◆ WHAT YOU NEED TO DO ◆
Your task is to repeat all of the data exactly while excluding the pictures.

◆ PROVIDED DATA ◆
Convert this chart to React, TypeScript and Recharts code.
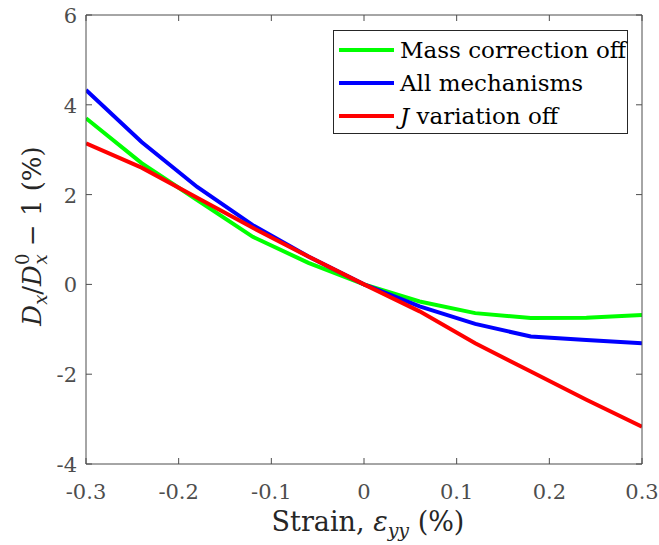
import React from "react";
import { LineChart, Line, XAxis, YAxis } from "recharts";

// ---- data ----
const strain = [-0.3, -0.24, -0.18, -0.12, -0.06, 0, 0.06, 0.12, 0.18, 0.24, 0.3];
const massCorrectionOff = [3.7, 2.7, 1.88, 1.06, 0.48, 0, -0.38, -0.64, -0.75, -0.74, -0.68];
const allMechanisms = [4.33, 3.17, 2.17, 1.32, 0.62, 0, -0.49, -0.88, -1.16, -1.24, -1.31];
const jVariationOff = [3.14, 2.6, 1.93, 1.26, 0.62, 0, -0.6, -1.31, -1.94, -2.57, -3.17];

const xTicks = [-0.3, -0.2, -0.1, 0, 0.1, 0.2, 0.3];
const yTicks = [-4, -2, 0, 2, 4, 6];

const data = strain.map((s, i) => ({
  strain: s,
  mass: massCorrectionOff[i],
  all: allMechanisms[i],
  jvar: jVariationOff[i],
}));

const W = 659;
const H = 545;
const LEFT = 86;
const RIGHT = 642;
const TOP = 15;
const BOTTOM = 464;
const TICK = 6;
const AXIS = "#4d4d4d";
const FONT = "'DejaVu Serif', serif";

const fmt = (v: number) => (v === 0 ? "0" : String(v));

const BottomTick = (props: any) => {
  const { x, payload } = props;
  return (
    <g>
      <line x1={x} x2={x} y1={BOTTOM} y2={BOTTOM - TICK} stroke={AXIS} />
      <text x={x} y={BOTTOM + 35} textAnchor="middle" fontSize={21} fill={AXIS} fontFamily={FONT}>
        {fmt(payload.value)}
      </text>
    </g>
  );
};

const TopTick = (props: any) => {
  const { x } = props;
  return <line x1={x} x2={x} y1={TOP} y2={TOP + TICK} stroke={AXIS} />;
};

const LeftTick = (props: any) => {
  const { y, payload } = props;
  return (
    <g>
      <line x1={LEFT} x2={LEFT + TICK} y1={y} y2={y} stroke={AXIS} />
      <text x={LEFT - 9} y={y + 8} textAnchor="end" fontSize={21} fill={AXIS} fontFamily={FONT}>
        {fmt(payload.value)}
      </text>
    </g>
  );
};

const RightTick = (props: any) => {
  const { y } = props;
  return <line x1={RIGHT} x2={RIGHT - TICK} y1={y} y2={y} stroke={AXIS} />;
};

const legendItems = [
  { color: "#00ff00", label: <>Mass correction off</> },
  { color: "#0000ff", label: <>All mechanisms</> },
  { color: "#ff0000", label: <><i>J</i> variation off</> },
];

const LegendBox = () => (
  <div
    style={{
      position: "absolute",
      left: 333,
      top: 30,
      width: 295,
      height: 104,
      border: "1px solid #262626",
      background: "#fff",
      boxSizing: "border-box",
      paddingTop: 2,
      fontFamily: FONT,
      fontSize: 23,
      color: "#000",
    }}
  >
    {legendItems.map((it, i) => (
      <div key={i} style={{ display: "flex", alignItems: "center", height: 33, whiteSpace: "nowrap" }}>
        <div style={{ width: 55, height: 4, background: it.color, marginLeft: 5, marginRight: 6 }} />
        <span>{it.label}</span>
      </div>
    ))}
  </div>
);

export default function App() {
  return (
    <div style={{ position: "absolute", left: 0, top: 0, width: W, height: H, background: "#fff" }}>
      <LineChart
        width={W}
        height={H}
        data={data}
        margin={{ top: TOP - 10, right: W - RIGHT - 10, left: LEFT - 60, bottom: H - BOTTOM - 40 }}
      >
        <XAxis
          dataKey="strain"
          type="number"
          domain={[-0.3, 0.3]}
          allowDataOverflow
          ticks={xTicks}
          height={40}
          tickLine={false}
          axisLine={{ stroke: AXIS }}
          tick={<BottomTick />}
          interval={0}
        />
        <XAxis
          xAxisId="top"
          orientation="top"
          dataKey="strain"
          type="number"
          domain={[-0.3, 0.3]}
          allowDataOverflow
          ticks={xTicks}
          height={10}
          tickLine={false}
          axisLine={{ stroke: AXIS }}
          tick={<TopTick />}
          interval={0}
        />
        <YAxis
          type="number"
          domain={[-4, 6]}
          allowDataOverflow
          ticks={yTicks}
          width={60}
          tickLine={false}
          axisLine={{ stroke: AXIS }}
          tick={<LeftTick />}
          interval={0}
        />
        <YAxis
          yAxisId="right"
          orientation="right"
          type="number"
          domain={[-4, 6]}
          allowDataOverflow
          ticks={yTicks}
          width={10}
          tickLine={false}
          axisLine={{ stroke: AXIS }}
          tick={<RightTick />}
          interval={0}
        />
        <Line dataKey="mass" stroke="#00ff00" strokeWidth={4} dot={false} isAnimationActive={false} />
        <Line dataKey="all" stroke="#0000ff" strokeWidth={4} dot={false} isAnimationActive={false} />
        <Line dataKey="jvar" stroke="#ff0000" strokeWidth={4} dot={false} isAnimationActive={false} />
      </LineChart>
      <LegendBox />
      <svg
        width={W}
        height={H}
        style={{ position: "absolute", left: 0, top: 0, pointerEvents: "none" }}
        fontFamily={FONT}
      >
        <text x={368} y={531} textAnchor="middle" fontSize={27} fill="#262626">
          Strain, <tspan fontStyle="italic">ε</tspan>
          <tspan fontStyle="italic" fontSize={19} dy={6}>yy</tspan>
          <tspan dy={-6}> (%)</tspan>
        </text>
        <text
          transform="translate(41, 236) rotate(-90)"
          textAnchor="middle"
          fontSize={26}
          fill="#262626"
        >
          <tspan fontStyle="italic">D</tspan>
          <tspan fontStyle="italic" fontSize={18} dy={6}>x</tspan>
          <tspan dy={-6}>/</tspan>
          <tspan fontStyle="italic">D</tspan>
          <tspan fontSize={18} dy={-12}>0</tspan>
          <tspan fontStyle="italic" fontSize={18} dx={-11} dy={18}>x</tspan>
          <tspan dy={-6}> − 1 (%)</tspan>
        </text>
      </svg>
    </div>
  );
}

◆ OUTPUT OF THE TASK ◆
Convert this chart to React, TypeScript and Recharts code.
import React from "react";
import { LineChart, Line, XAxis, YAxis } from "recharts";

// ---- data ----
const strain = [-0.3, -0.24, -0.18, -0.12, -0.06, 0, 0.06, 0.12, 0.18, 0.24, 0.3];
const massCorrectionOff = [3.7, 2.7, 1.88, 1.06, 0.48, 0, -0.38, -0.64, -0.75, -0.74, -0.68];
const allMechanisms = [4.33, 3.17, 2.17, 1.32, 0.62, 0, -0.49, -0.88, -1.16, -1.24, -1.31];
const jVariationOff = [3.14, 2.6, 1.93, 1.26, 0.62, 0, -0.6, -1.31, -1.94, -2.57, -3.17];

const xTicks = [-0.3, -0.2, -0.1, 0, 0.1, 0.2, 0.3];
const yTicks = [-4, -2, 0, 2, 4, 6];

const data = strain.map((s, i) => ({
  strain: s,
  mass: massCorrectionOff[i],
  all: allMechanisms[i],
  jvar: jVariationOff[i],
}));

const W = 659;
const H = 545;
const LEFT = 86;
const RIGHT = 642;
const TOP = 15;
const BOTTOM = 464;
const TICK = 6;
const AXIS = "#4d4d4d";
const FONT = "'DejaVu Serif', serif";

const fmt = (v: number) => (v === 0 ? "0" : String(v));

const BottomTick = (props: any) => {
  const { x, payload } = props;
  return (
    <g>
      <line x1={x} x2={x} y1={BOTTOM} y2={BOTTOM - TICK} stroke={AXIS} />
      <text x={x} y={BOTTOM + 35} textAnchor="middle" fontSize={21} fill={AXIS} fontFamily={FONT}>
        {fmt(payload.value)}
      </text>
    </g>
  );
};

const TopTick = (props: any) => {
  const { x } = props;
  return <line x1={x} x2={x} y1={TOP} y2={TOP + TICK} stroke={AXIS} />;
};

const LeftTick = (props: any) => {
  const { y, payload } = props;
  return (
    <g>
      <line x1={LEFT} x2={LEFT + TICK} y1={y} y2={y} stroke={AXIS} />
      <text x={LEFT - 9} y={y + 8} textAnchor="end" fontSize={21} fill={AXIS} fontFamily={FONT}>
        {fmt(payload.value)}
      </text>
    </g>
  );
};

const RightTick = (props: any) => {
  const { y } = props;
  return <line x1={RIGHT} x2={RIGHT - TICK} y1={y} y2={y} stroke={AXIS} />;
};

const legendItems = [
  { color: "#00ff00", label: <>Mass correction off</> },
  { color: "#0000ff", label: <>All mechanisms</> },
  { color: "#ff0000", label: <><i>J</i> variation off</> },
];

const LegendBox = () => (
  <div
    style={{
      position: "absolute",
      left: 333,
      top: 30,
      width: 295,
      height: 104,
      border: "1px solid #262626",
      background: "#fff",
      boxSizing: "border-box",
      paddingTop: 2,
      fontFamily: FONT,
      fontSize: 23,
      color: "#000",
    }}
  >
    {legendItems.map((it, i) => (
      <div key={i} style={{ display: "flex", alignItems: "center", height: 33, whiteSpace: "nowrap" }}>
        <div style={{ width: 55, height: 4, background: it.color, marginLeft: 5, marginRight: 6 }} />
        <span>{it.label}</span>
      </div>
    ))}
  </div>
);

export default function App() {
  return (
    <div style={{ position: "absolute", left: 0, top: 0, width: W, height: H, background: "#fff" }}>
      <LineChart
        width={W}
        height={H}
        data={data}
        margin={{ top: TOP - 10, right: W - RIGHT - 10, left: LEFT - 60, bottom: H - BOTTOM - 40 }}
      >
        <XAxis
          dataKey="strain"
          type="number"
          domain={[-0.3, 0.3]}
          allowDataOverflow
          ticks={xTicks}
          height={40}
          tickLine={false}
          axisLine={{ stroke: AXIS }}
          tick={<BottomTick />}
          interval={0}
        />
        <XAxis
          xAxisId="top"
          orientation="top"
          dataKey="strain"
          type="number"
          domain={[-0.3, 0.3]}
          allowDataOverflow
          ticks={xTicks}
          height={10}
          tickLine={false}
          axisLine={{ stroke: AXIS }}
          tick={<TopTick />}
          interval={0}
        />
        <YAxis
          type="number"
          domain={[-4, 6]}
          allowDataOverflow
          ticks={yTicks}
          width={60}
          tickLine={false}
          axisLine={{ stroke: AXIS }}
          tick={<LeftTick />}
          interval={0}
        />
        <YAxis
          yAxisId="right"
          orientation="right"
          type="number"
          domain={[-4, 6]}
          allowDataOverflow
          ticks={yTicks}
          width={10}
          tickLine={false}
          axisLine={{ stroke: AXIS }}
          tick={<RightTick />}
          interval={0}
        />
        <Line dataKey="mass" stroke="#00ff00" strokeWidth={4} dot={false} isAnimationActive={false} />
        <Line dataKey="all" stroke="#0000ff" strokeWidth={4} dot={false} isAnimationActive={false} />
        <Line dataKey="jvar" stroke="#ff0000" strokeWidth={4} dot={false} isAnimationActive={false} />
      </LineChart>
      <LegendBox />
      <svg
        width={W}
        height={H}
        style={{ position: "absolute", left: 0, top: 0, pointerEvents: "none" }}
        fontFamily={FONT}
      >
        <text x={368} y={531} textAnchor="middle" fontSize={27} fill="#262626">
          Strain, <tspan fontStyle="italic">ε</tspan>
          <tspan fontStyle="italic" fontSize={19} dy={6}>yy</tspan>
          <tspan dy={-6}> (%)</tspan>
        </text>
        <text
          transform="translate(41, 236) rotate(-90)"
          textAnchor="middle"
          fontSize={26}
          fill="#262626"
        >
          <tspan fontStyle="italic">D</tspan>
          <tspan fontStyle="italic" fontSize={18} dy={6}>x</tspan>
          <tspan dy={-6}>/</tspan>
          <tspan fontStyle="italic">D</tspan>
          <tspan fontSize={18} dy={-12}>0</tspan>
          <tspan fontStyle="italic" fontSize={18} dx={-11} dy={18}>x</tspan>
          <tspan dy={-6}> − 1 (%)</tspan>
        </text>
      </svg>
    </div>
  );
}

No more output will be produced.